Labor unions and advocates for low-wage workers have pushed for the changes, asserting that the 37-year-old exemption improperly swept these workers, who care for many elderly and disabled Americans, into the same “companion” category as babysitters. In its announcement, the administration will call for home-care aides to be protected under the Fair Labor Standards Act, the nation’s main wage and hour law, as most other workers are […]
“The job they do is a real job and they deserve the same basic rights as any other workers,” said Steven Edelstein, national policy director of PHI PolicyWorks, a nonprofit group that seeks to improve conditions for home-care workers. “This industry has one of the nation’s fastest-growing work forces, and the challenge is to make these better jobs if we’re trying to attract good people to come and provide the services.”
Labor Secretary Hilda L. Solis has made clear for several months that she was considering updating decades-old regulations in several areas, including the home-care industry. The changes the administration is to propose, which will be subject to 60 days of public comment, will mainly affect a low-paid group, largely made up of minority and immigrant women.
This is an unqualified advancement. There was no reason to exempt this class of workers, some of whom are fortunate enough to have union protections but many of whom don’t. And given the profile, you can see how this can be an exploited class when it comes to wages and hours. Republicans are whining about increased costs for Medicare and Medicaid, as well as for seniors, but that essentially says that people should have the right to rip off home health care workers in ways they cannot rip off any other service provider.

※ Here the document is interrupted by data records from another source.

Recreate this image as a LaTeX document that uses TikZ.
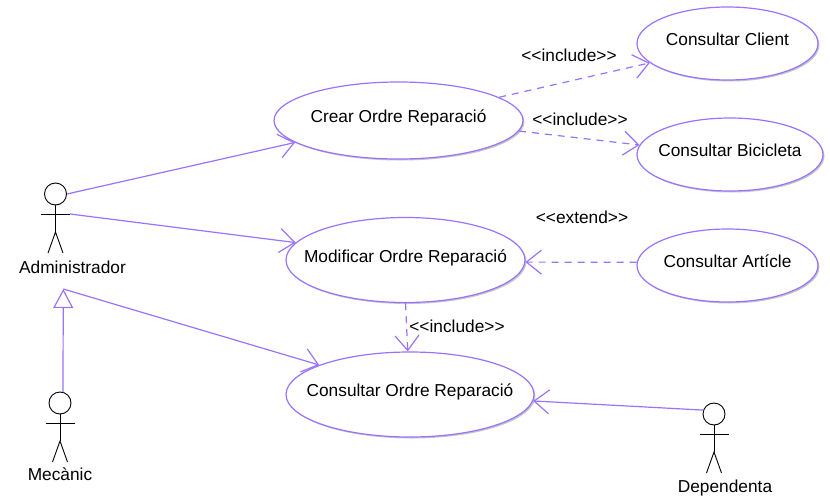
\documentclass[tikz,border=0pt]{standalone}
\usepackage{fontspec}
\setmainfont{Liberation Sans}
\usetikzlibrary{arrows.meta,shapes.geometric,shadows}
\definecolor{umlline}{RGB}{153,115,255}
\newcommand{\uctext}[1]{\makebox[0pt]{\smash{\raisebox{-2pt}{#1}}}}

\tikzset{
    usecase/.style={
        shape=ellipse,
        draw=umlline,
        fill=white,
        inner sep=0pt,
        line width=1.2pt,
        drop shadow={opacity=.45,shadow xshift=1.5pt,shadow yshift=-1.5pt}
    },
    actorhead/.style={shape=circle,draw=black,line width=.9pt,minimum size=22pt,inner sep=0pt},
    actorname/.style={inner sep=0pt},
    stereotype/.style={inner sep=0pt},
    assoc/.style={color=umlline,line width=1.2pt},
    dep/.style={color=umlline,line width=1.2pt,dash pattern=on 7pt off 6pt},
    pics/actor/.style={code={
        \node[actorhead] (-head) at (0,0) {};
        \draw[line width=.9pt] (-head.south) -- (0,38);
        \draw[line width=.9pt] (-14.5,20) -- (14.5,20);
        \draw[line width=.9pt] (-7.5,59) -- (0,38) -- (7.5,59);
    }}
}

\begin{document}
\begin{tikzpicture}[
            x = 1pt, y = -1pt,
            > = {Straight Barb[length=15pt,width=24pt,line width=1.2pt]}, % open head
            node distance = 73pt,
            font = \fontsize{17.3}{19}\selectfont
        ]
        \useasboundingbox (0,0) rectangle (830,498);

        % use cases
        \node[usecase,minimum width=249pt,minimum height=77pt] (Crear) at (398.5,120.5) {\uctext{Crear Ordre Reparació}};
        \node[usecase,minimum width=181pt,minimum height=73pt] (Client) at (727.5,43.5) {\uctext{Consultar Client}};
        \node[usecase,minimum width=186pt,minimum height=73pt] (Bicicleta) at (730,154.5) {\uctext{Consultar Bicicleta}};
        \node[usecase,minimum width=239pt,minimum height=85pt] (Modificar) at (405.5,260) {\uctext{Modificar Ordre Reparació}};
        \node[usecase,minimum width=181pt,minimum height=73pt] (Article) at (727.5,265.5) {\uctext{Consultar Artícle}};
        \node[usecase,minimum width=248pt,minimum height=85pt] (Ordre) at (410,394.5) {\uctext{Consultar Ordre Reparació}};

        % actors
        \pic (Admin) at (55.5,194) {actor};
        \pic (Mecanic) at (60,403) {actor};
        \pic (Dependenta) at (714,414) {actor};
        \node[actorname,below of=Admin-head,xshift=17pt] (AdminName) {Administrador};
        \node[actorname,below of=Mecanic-head,node distance=71pt] (MecanicName) {Mecànic};
        \node[actorname,below of=Dependenta-head,node distance=74pt,xshift=11pt] (DependentaName) {Dependenta};
        \coordinate (AdminTip) at (63.3,289);
        \coordinate (AdminArm) at (70,214);

        % labels
        \node[stereotype] (IncA) at (569,55) {<{}<include>{}>};
        \node[stereotype] (IncB) at (580,119) {<{}<include>{}>};
        \node[stereotype] (Ext) at (582,217) {<{}<extend>{}>};
        \node[stereotype] (IncC) at (457,326) {<{}<include>{}>};

        \path[assoc,->] (Admin-head.east) edge (Crear.192.3);
        \path[assoc,->] (AdminArm) edge (Modificar.171.4);
        \path[assoc,->] (AdminTip) edge (Ordre.162);
        \path[assoc,->] (Dependenta-head.160) edge (Ordre.-3);
        \path[assoc,-{Triangle[open,length=19pt,width=20pt,line width=1.2pt]}] (Mecanic-head.75) edge (AdminTip);

        \path[dep,->] (Crear.13.4) edge (Client.194);
        \path[dep,->] (Crear.-5.4) edge (Bicicleta.174.6);
        \path[dep,->] (Article.178) edge (Modificar.-1);
        \path[dep,->] (Modificar.south) edge (Ordre.93);
    \end{tikzpicture}
\end{document}
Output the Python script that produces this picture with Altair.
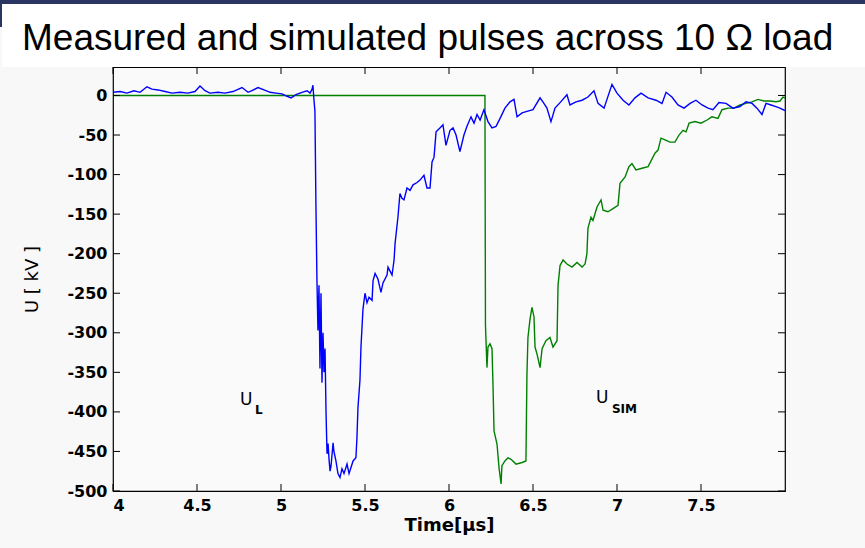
import altair as alt
import pandas as pd

# ---- data ----
ul_t = [4.000, 4.042, 4.083, 4.125, 4.161, 4.202, 4.232, 4.268, 4.310, 4.351, 4.399, 4.446, 4.488,
        4.518, 4.548, 4.577, 4.625, 4.667, 4.714, 4.768, 4.804, 4.827, 4.863, 4.899, 4.935, 4.970,
        5.006, 5.036, 5.060, 5.089, 5.125, 5.155, 5.173, 5.185, 5.190, 5.196, 5.202, 5.208, 5.214,
        5.220, 5.226, 5.232, 5.238, 5.244, 5.250, 5.256, 5.262, 5.268, 5.274, 5.280, 5.286, 5.292,
        5.298, 5.310, 5.315, 5.327, 5.339, 5.351, 5.363, 5.375, 5.393, 5.405, 5.417, 5.429, 5.446,
        5.452, 5.458, 5.470, 5.476, 5.488, 5.500, 5.512, 5.524, 5.542, 5.548, 5.560, 5.577, 5.595,
        5.607, 5.631, 5.637, 5.649, 5.661, 5.673, 5.679, 5.696, 5.708, 5.720, 5.732, 5.750, 5.768,
        5.786, 5.810, 5.827, 5.851, 5.869, 5.887, 5.899, 5.911, 5.923, 5.946, 5.964, 5.982, 6.006,
        6.024, 6.042, 6.065, 6.089, 6.107, 6.131, 6.149, 6.167, 6.185, 6.208, 6.232, 6.256, 6.280,
        6.304, 6.333, 6.363, 6.387, 6.405, 6.435, 6.464, 6.500, 6.542, 6.565, 6.583, 6.607, 6.631,
        6.661, 6.702, 6.720, 6.756, 6.792, 6.827, 6.863, 6.887, 6.923, 6.970, 7.000, 7.036, 7.071,
        7.107, 7.143, 7.185, 7.232, 7.268, 7.292, 7.327, 7.363, 7.399, 7.435, 7.470, 7.506, 7.542,
        7.571, 7.607, 7.649, 7.690, 7.732, 7.768, 7.804, 7.833, 7.863, 7.887, 7.917, 7.946, 7.970,
        8.000]
ul_v = [4, 5, 3, 6, 4, 11, 8, 7, 5, 3, 4, 3, 5,
        12, 6, 3, 4, 3, 5, 10, 4, 6, 10, 7, 4, 3,
        2, -1, -3, 1, 4, 6, 3, 8, 13, -5, -20, -140, -234,
        -297, -240, -345, -250, -363, -300, -350, -320, -400, -453, -440, -460, -475,
        -468, -439, -450, -462, -478, -483, -472, -478, -466, -478, -470, -462, -458,
        -433, -395, -360, -318, -270, -250, -262, -255, -259, -234, -225, -232, -249,
        -237, -227, -217, -222, -227, -208, -187, -154, -124, -130, -132, -117, -120,
        -113, -110, -107, -101, -117, -117, -84, -78, -46, -41, -37, -63, -44,
        -41, -50, -71, -50, -39, -27, -35, -24, -31, -18, -33, -41, -39,
        -29, -16, -8, -5, -27, -22, -20, -18, -3, -10, -16, -33, -16,
        -9, 1, -12, -8, -6, -2, 6, -10, -16, 14, 3, -6, -12,
        -3, 3, -3, -6, -10, 4, -2, -12, -16, -10, -6, -12, -16,
        -18, -9, -10, -16, -14, -8, -10, -16, -24, -10, -12, -14, -16,
        -19]

usim_t = [4.000, 6.214, 6.217, 6.226, 6.232, 6.244, 6.256, 6.262, 6.268, 6.286, 6.298, 6.310, 6.315,
          6.333, 6.351, 6.369, 6.399, 6.435, 6.458, 6.464, 6.470, 6.482, 6.494, 6.506, 6.512, 6.524,
          6.542, 6.554, 6.577, 6.601, 6.619, 6.643, 6.649, 6.661, 6.679, 6.702, 6.732, 6.762, 6.792,
          6.810, 6.821, 6.827, 6.845, 6.857, 6.881, 6.905, 6.917, 6.946, 6.976, 7.006, 7.018, 7.048,
          7.071, 7.089, 7.113, 7.149, 7.185, 7.226, 7.244, 7.262, 7.286, 7.315, 7.345, 7.369, 7.393,
          7.411, 7.429, 7.464, 7.500, 7.536, 7.565, 7.601, 7.625, 7.661, 7.696, 7.732, 7.768, 7.804,
          7.839, 7.875, 7.911, 7.946, 7.970, 7.988, 8.000]
usim_v = [0, 0, -290, -344, -318, -314, -320, -367, -424, -441, -471, -491, -468,
          -462, -458, -460, -466, -464, -462, -352, -306, -283, -268, -280, -318, -327,
          -344, -320, -310, -306, -318, -310, -240, -215, -208, -213, -217, -211, -217,
          -213, -200, -168, -154, -158, -141, -132, -145, -147, -143, -139, -111, -103,
          -90, -86, -94, -92, -90, -73, -69, -54, -56, -59, -59, -50, -44,
          -46, -35, -33, -35, -31, -27, -29, -18, -16, -16, -12, -10, -8,
          -5, -7, -7, -8, -7, -2, -3]

x_ticks = [4, 4.5, 5, 5.5, 6, 6.5, 7, 7.5]
y_ticks = [0, -50, -100, -150, -200, -250, -300, -350, -400, -450, -500]

title_text = "Measured and simulated pulses across 10 \u03a9 load"
x_title = "Time[\u00b5s]"
y_title = "U [ kV ]"
labels_main = ["U", "U"]
labels_sub = ["L", "SIM"]
label_t = [4.756, 6.875]
label_v = [-391, -389]
sub_t = [4.845, 6.970]
sub_v = [-403, -401]

W, H = 672, 424
xs = alt.Scale(domain=[4, 8], nice=False, zero=False)
ys = alt.Scale(domain=[-500, 36], nice=False, zero=False)

ul = pd.DataFrame({"t": ul_t, "v": ul_v})
us = pd.DataFrame({"t": usim_t, "v": usim_v})
xt = pd.DataFrame({"t": x_ticks})
yt = pd.DataFrame({"v": y_ticks})
lab = pd.DataFrame({"t": label_t, "v": label_v, "s": labels_main})
sub = pd.DataFrame({"t": sub_t, "v": sub_v, "s": labels_sub})
one = pd.DataFrame({"a": [0]})

axis_font = "DejaVu Sans"

line_ul = alt.Chart(ul).mark_line(color="#0000ff", strokeWidth=1.4, clip=True).encode(
    x=alt.X("t:Q", scale=xs,
            axis=alt.Axis(values=x_ticks, title=x_title, ticks=False, domain=False, grid=False,
                          labelExpr="'' + datum.value", labelFont=axis_font, labelFontWeight="bold",
                          labelFontSize=16, labelColor="black", labelPadding=6,
                          titleFont=axis_font, titleFontWeight="bold", titleFontSize=18,
                          titleColor="black", titleY=39, titleBaseline="alphabetic")),
    y=alt.Y("v:Q", scale=ys,
            axis=alt.Axis(values=y_ticks, title=y_title, ticks=False, domain=False, grid=False,
                          labelExpr="'' + datum.value", labelFont=axis_font, labelFontWeight="bold",
                          labelFontSize=16, labelColor="black", labelPadding=6,
                          titleFont=axis_font, titleFontWeight="normal", titleFontSize=18,
                          titleColor="black", titleX=-81, titleY=212, titleAngle=270,
                          titleAlign="center", titleBaseline="middle")),
)
line_us = alt.Chart(us).mark_line(color="#008000", strokeWidth=1.4, clip=True).encode(
    x=alt.X("t:Q", scale=xs), y=alt.Y("v:Q", scale=ys))

tick_b = alt.Chart(xt).mark_rule(color="black", strokeWidth=1).encode(
    x=alt.X("t:Q", scale=xs), y=alt.value(H), y2=alt.value(H - 7))
tick_t = alt.Chart(xt).mark_rule(color="black", strokeWidth=1).encode(
    x=alt.X("t:Q", scale=xs), y=alt.value(0), y2=alt.value(7))
tick_l = alt.Chart(yt).mark_rule(color="black", strokeWidth=1).encode(
    y=alt.Y("v:Q", scale=ys), x=alt.value(0), x2=alt.value(7))
tick_r = alt.Chart(yt).mark_rule(color="black", strokeWidth=1).encode(
    y=alt.Y("v:Q", scale=ys), x=alt.value(W), x2=alt.value(W - 7))

txt_main = alt.Chart(lab).mark_text(align="left", baseline="alphabetic", font=axis_font,
                                    fontSize=17, color="black").encode(
    x=alt.X("t:Q", scale=xs), y=alt.Y("v:Q", scale=ys), text="s:N")
txt_sub = alt.Chart(sub).mark_text(align="left", baseline="alphabetic", font=axis_font,
                                   fontSize=12, fontWeight="bold", color="black").encode(
    x=alt.X("t:Q", scale=xs), y=alt.Y("v:Q", scale=ys), text="s:N")

# slide header decorations
band = alt.Chart(one).mark_rect(color="white").encode(
    x=alt.value(-111), x2=alt.value(W + 80), y=alt.value(-64), y2=alt.value(0))
navy = alt.Chart(one).mark_rect(color="#2a3561").encode(
    x=alt.value(-113), x2=alt.value(W + 80), y=alt.value(-67), y2=alt.value(-63))
navy_l = alt.Chart(one).mark_rect(color="#2a3561").encode(
    x=alt.value(-113), x2=alt.value(-111), y=alt.value(-67), y2=alt.value(-40))
title = alt.Chart(one).mark_text(align="left", baseline="alphabetic", font="Liberation Sans",
                                 fontSize=37, color="black").encode(
    x=alt.value(-91), y=alt.value(-17), text=alt.value(title_text))

chart = alt.layer(band, navy, navy_l, title, line_us, line_ul, tick_b, tick_t, tick_l, tick_r,
                  txt_main, txt_sub).properties(
    width=W, height=H,
    autosize=alt.AutoSizeParams(type="none"),
    padding={"left": 113, "top": 67, "right": 80, "bottom": 57},
    background="#f8f8f8",
).configure_view(stroke="black", strokeWidth=1.2, fill="#fafafa")

chart.save("out.html", embed_options={"renderer": "svg", "actions": False})
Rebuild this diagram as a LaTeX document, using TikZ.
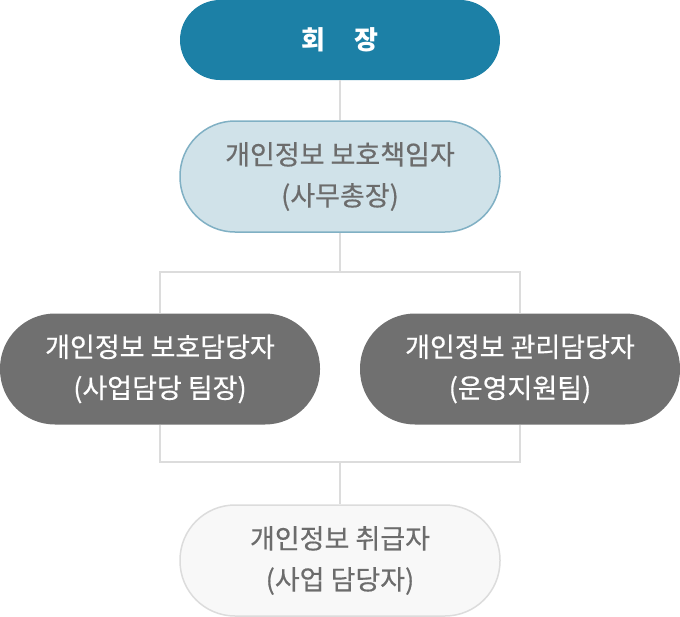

President Obama said in a statement, “The nearly 2 million in-home care workers across the country should not have to wait a moment longer for a fair wage. They work hard and play by the rules and they should see that work and responsibility rewarded. Today’s action will ensure that these men and women get paid fairly for a service that a growing number of older Americans couldn’t live without.”
Good for Hilda Solis and the Administration.